* [Work to complete]:
Output the data that follows exactly, line for line.

* [Source excerpt]:
□ □ □ □

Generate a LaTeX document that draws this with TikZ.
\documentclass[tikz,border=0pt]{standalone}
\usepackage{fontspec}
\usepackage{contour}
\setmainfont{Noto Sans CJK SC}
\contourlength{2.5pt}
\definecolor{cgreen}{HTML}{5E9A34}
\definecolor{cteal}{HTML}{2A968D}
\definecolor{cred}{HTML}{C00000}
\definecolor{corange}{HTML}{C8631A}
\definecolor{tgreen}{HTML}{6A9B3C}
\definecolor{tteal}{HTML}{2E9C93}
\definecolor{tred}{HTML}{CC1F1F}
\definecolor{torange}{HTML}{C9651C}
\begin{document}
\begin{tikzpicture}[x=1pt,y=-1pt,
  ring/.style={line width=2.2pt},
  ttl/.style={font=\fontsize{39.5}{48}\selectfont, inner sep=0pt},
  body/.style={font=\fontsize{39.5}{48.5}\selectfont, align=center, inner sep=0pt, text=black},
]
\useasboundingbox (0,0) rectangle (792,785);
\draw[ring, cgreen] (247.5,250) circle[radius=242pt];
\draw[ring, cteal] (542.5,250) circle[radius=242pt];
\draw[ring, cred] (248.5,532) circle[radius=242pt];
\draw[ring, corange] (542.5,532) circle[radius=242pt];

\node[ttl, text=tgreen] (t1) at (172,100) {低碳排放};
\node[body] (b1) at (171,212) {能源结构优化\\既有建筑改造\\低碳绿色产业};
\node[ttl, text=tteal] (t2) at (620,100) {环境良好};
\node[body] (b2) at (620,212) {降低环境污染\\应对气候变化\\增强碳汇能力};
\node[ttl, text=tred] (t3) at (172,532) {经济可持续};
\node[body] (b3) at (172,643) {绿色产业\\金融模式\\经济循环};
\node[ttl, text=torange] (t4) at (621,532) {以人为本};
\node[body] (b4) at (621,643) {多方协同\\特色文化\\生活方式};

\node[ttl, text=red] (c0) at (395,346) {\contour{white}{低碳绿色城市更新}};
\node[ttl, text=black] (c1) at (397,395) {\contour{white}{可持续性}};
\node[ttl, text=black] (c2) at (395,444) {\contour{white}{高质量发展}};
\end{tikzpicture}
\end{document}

□ □ □ □

* [Full response]:
Generate a LaTeX document that draws this with TikZ.
\documentclass[tikz,border=0pt]{standalone}
\usepackage{fontspec}
\usepackage{contour}
\setmainfont{Noto Sans CJK SC}
\contourlength{2.5pt}
\definecolor{cgreen}{HTML}{5E9A34}
\definecolor{cteal}{HTML}{2A968D}
\definecolor{cred}{HTML}{C00000}
\definecolor{corange}{HTML}{C8631A}
\definecolor{tgreen}{HTML}{6A9B3C}
\definecolor{tteal}{HTML}{2E9C93}
\definecolor{tred}{HTML}{CC1F1F}
\definecolor{torange}{HTML}{C9651C}
\begin{document}
\begin{tikzpicture}[x=1pt,y=-1pt,
  ring/.style={line width=2.2pt},
  ttl/.style={font=\fontsize{39.5}{48}\selectfont, inner sep=0pt},
  body/.style={font=\fontsize{39.5}{48.5}\selectfont, align=center, inner sep=0pt, text=black},
]
\useasboundingbox (0,0) rectangle (792,785);
\draw[ring, cgreen] (247.5,250) circle[radius=242pt];
\draw[ring, cteal] (542.5,250) circle[radius=242pt];
\draw[ring, cred] (248.5,532) circle[radius=242pt];
\draw[ring, corange] (542.5,532) circle[radius=242pt];

\node[ttl, text=tgreen] (t1) at (172,100) {低碳排放};
\node[body] (b1) at (171,212) {能源结构优化\\既有建筑改造\\低碳绿色产业};
\node[ttl, text=tteal] (t2) at (620,100) {环境良好};
\node[body] (b2) at (620,212) {降低环境污染\\应对气候变化\\增强碳汇能力};
\node[ttl, text=tred] (t3) at (172,532) {经济可持续};
\node[body] (b3) at (172,643) {绿色产业\\金融模式\\经济循环};
\node[ttl, text=torange] (t4) at (621,532) {以人为本};
\node[body] (b4) at (621,643) {多方协同\\特色文化\\生活方式};

\node[ttl, text=red] (c0) at (395,346) {\contour{white}{低碳绿色城市更新}};
\node[ttl, text=black] (c1) at (397,395) {\contour{white}{可持续性}};
\node[ttl, text=black] (c2) at (395,444) {\contour{white}{高质量发展}};
\end{tikzpicture}
\end{document}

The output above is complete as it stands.